* **What is required**
Whenever a line below holds the word "this", copy that line.

^^^^^^^^^^^^^^^^

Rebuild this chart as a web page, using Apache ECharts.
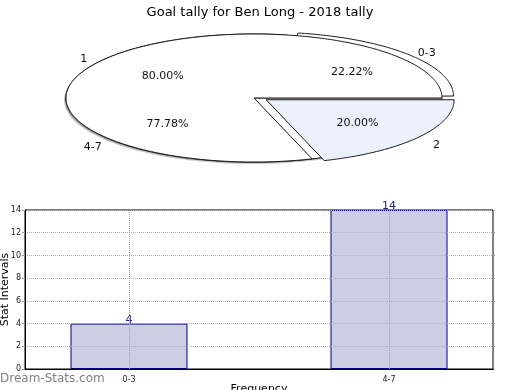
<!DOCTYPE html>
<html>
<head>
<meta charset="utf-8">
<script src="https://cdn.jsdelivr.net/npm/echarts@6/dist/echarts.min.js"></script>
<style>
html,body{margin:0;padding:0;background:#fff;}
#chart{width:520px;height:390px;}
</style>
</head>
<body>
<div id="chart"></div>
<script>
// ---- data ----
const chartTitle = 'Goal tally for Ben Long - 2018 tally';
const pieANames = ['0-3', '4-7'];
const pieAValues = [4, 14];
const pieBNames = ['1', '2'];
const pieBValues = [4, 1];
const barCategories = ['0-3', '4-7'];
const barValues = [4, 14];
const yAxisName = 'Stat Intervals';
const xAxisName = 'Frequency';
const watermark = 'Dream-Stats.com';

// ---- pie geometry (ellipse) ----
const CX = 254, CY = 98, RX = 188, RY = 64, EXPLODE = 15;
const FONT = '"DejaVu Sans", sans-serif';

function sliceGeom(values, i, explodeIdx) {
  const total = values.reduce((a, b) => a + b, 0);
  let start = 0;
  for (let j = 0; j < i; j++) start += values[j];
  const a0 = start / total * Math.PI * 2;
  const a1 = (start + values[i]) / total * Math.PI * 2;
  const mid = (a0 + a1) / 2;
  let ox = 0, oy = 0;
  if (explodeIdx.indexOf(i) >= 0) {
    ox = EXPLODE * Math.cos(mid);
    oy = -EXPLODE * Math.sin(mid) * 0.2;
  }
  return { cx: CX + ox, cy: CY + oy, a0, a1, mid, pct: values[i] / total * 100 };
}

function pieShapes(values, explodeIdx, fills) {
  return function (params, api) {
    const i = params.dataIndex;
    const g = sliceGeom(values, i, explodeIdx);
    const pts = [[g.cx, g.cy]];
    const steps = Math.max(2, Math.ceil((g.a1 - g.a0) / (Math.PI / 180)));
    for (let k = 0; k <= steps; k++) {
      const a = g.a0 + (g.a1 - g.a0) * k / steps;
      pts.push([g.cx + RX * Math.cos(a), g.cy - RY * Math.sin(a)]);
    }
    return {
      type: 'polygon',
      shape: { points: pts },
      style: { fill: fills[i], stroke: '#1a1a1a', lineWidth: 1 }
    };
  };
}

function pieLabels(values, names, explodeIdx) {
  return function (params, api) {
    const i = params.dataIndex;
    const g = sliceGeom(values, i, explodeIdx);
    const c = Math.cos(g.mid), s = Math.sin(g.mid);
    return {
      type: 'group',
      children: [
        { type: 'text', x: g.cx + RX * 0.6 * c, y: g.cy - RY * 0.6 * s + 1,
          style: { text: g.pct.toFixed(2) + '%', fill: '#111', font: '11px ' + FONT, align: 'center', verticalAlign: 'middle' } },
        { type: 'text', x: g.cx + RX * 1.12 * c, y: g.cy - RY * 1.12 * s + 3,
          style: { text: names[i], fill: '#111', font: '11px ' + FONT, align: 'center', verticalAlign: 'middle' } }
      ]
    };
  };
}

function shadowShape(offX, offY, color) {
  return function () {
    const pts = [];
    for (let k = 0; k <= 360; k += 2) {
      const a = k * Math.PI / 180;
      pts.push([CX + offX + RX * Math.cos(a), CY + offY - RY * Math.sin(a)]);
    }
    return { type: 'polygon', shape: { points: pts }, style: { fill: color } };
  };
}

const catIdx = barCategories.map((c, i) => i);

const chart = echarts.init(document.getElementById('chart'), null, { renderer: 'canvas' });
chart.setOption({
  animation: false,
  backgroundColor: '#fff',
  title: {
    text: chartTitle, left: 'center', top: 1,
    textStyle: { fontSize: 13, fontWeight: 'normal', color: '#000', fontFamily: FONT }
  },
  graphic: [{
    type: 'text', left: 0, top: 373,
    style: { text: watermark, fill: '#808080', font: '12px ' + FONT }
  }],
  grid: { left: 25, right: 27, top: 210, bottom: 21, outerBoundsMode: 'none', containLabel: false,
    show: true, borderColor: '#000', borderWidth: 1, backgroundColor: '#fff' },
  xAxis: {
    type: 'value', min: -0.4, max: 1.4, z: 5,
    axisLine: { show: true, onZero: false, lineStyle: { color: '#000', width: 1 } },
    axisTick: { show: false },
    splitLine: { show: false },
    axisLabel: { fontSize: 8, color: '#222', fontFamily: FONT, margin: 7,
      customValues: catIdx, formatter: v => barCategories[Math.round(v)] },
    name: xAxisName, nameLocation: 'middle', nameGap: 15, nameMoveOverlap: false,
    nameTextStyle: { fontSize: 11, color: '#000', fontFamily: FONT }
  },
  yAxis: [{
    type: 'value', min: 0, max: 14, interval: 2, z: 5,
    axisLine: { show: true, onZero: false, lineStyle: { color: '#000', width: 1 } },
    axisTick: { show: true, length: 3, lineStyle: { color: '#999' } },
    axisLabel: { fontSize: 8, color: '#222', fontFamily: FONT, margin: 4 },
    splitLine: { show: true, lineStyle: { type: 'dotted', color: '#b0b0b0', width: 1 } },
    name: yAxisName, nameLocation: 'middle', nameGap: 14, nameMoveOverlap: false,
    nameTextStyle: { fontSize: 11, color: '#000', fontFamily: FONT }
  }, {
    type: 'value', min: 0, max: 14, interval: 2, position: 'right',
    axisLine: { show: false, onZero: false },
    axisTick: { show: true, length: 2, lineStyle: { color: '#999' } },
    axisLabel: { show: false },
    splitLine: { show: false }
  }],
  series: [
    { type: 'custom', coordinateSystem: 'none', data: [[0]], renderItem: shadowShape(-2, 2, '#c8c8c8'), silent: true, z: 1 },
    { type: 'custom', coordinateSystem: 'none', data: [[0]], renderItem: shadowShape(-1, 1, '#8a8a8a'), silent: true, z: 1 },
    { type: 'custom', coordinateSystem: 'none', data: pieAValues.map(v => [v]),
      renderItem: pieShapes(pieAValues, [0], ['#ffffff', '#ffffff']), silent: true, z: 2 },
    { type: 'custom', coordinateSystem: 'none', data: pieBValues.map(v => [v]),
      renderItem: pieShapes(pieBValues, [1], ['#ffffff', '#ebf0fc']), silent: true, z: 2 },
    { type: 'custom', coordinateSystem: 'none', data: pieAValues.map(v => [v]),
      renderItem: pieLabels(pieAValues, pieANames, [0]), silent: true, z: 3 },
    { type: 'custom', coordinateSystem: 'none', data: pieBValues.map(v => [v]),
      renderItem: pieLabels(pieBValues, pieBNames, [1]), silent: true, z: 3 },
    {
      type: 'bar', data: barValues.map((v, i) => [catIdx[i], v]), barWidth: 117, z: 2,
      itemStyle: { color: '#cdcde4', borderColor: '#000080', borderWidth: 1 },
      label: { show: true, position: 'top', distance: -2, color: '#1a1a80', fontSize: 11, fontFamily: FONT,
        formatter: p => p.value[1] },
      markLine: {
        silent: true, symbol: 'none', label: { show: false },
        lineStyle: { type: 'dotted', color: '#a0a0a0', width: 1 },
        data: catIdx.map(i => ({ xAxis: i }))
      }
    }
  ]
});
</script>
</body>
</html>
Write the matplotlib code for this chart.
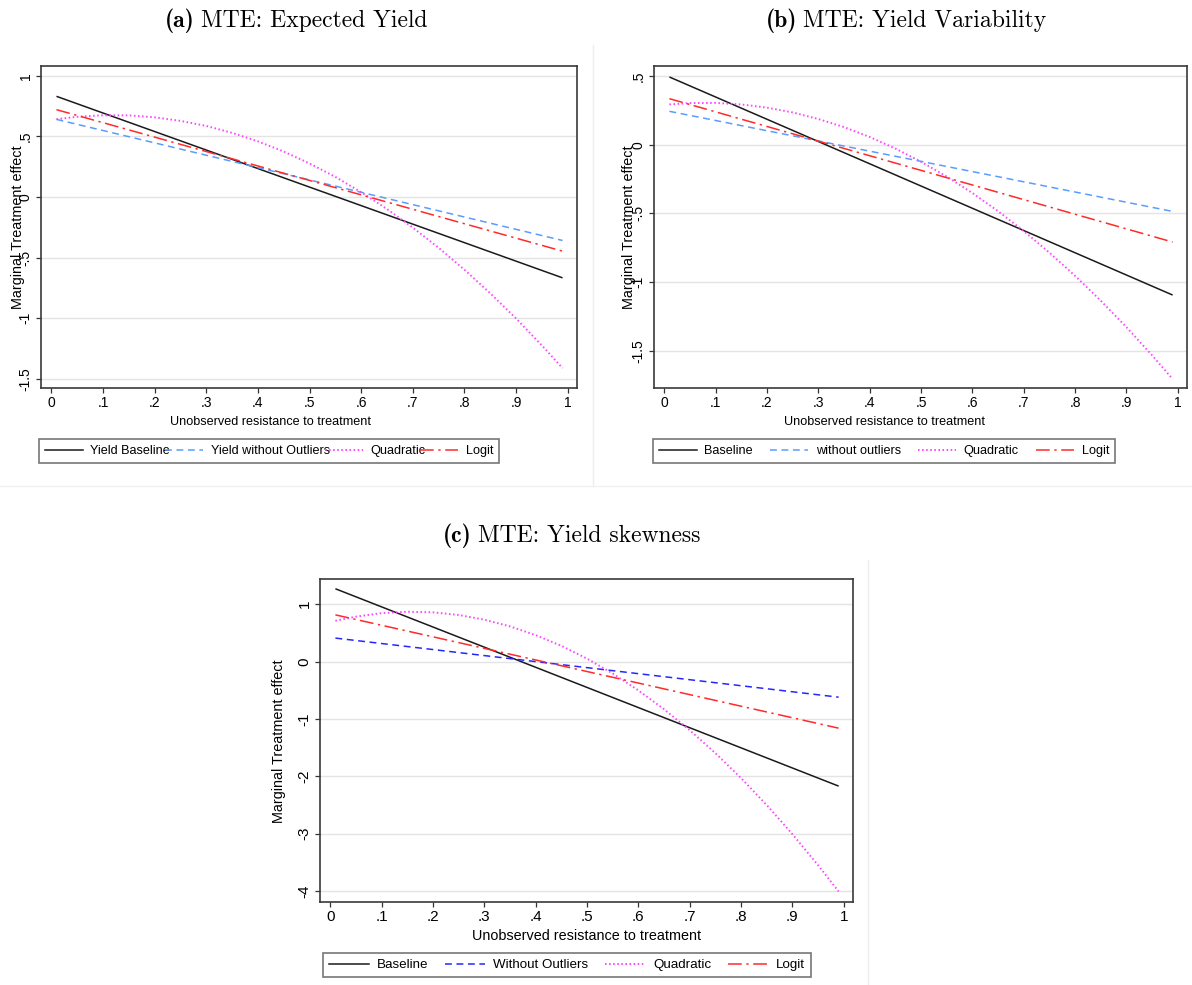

^^^^^^^^^^^^^^^^

* **Final result**
Rebuild this chart as a web page, using Apache ECharts.
Write the matplotlib code for this chart.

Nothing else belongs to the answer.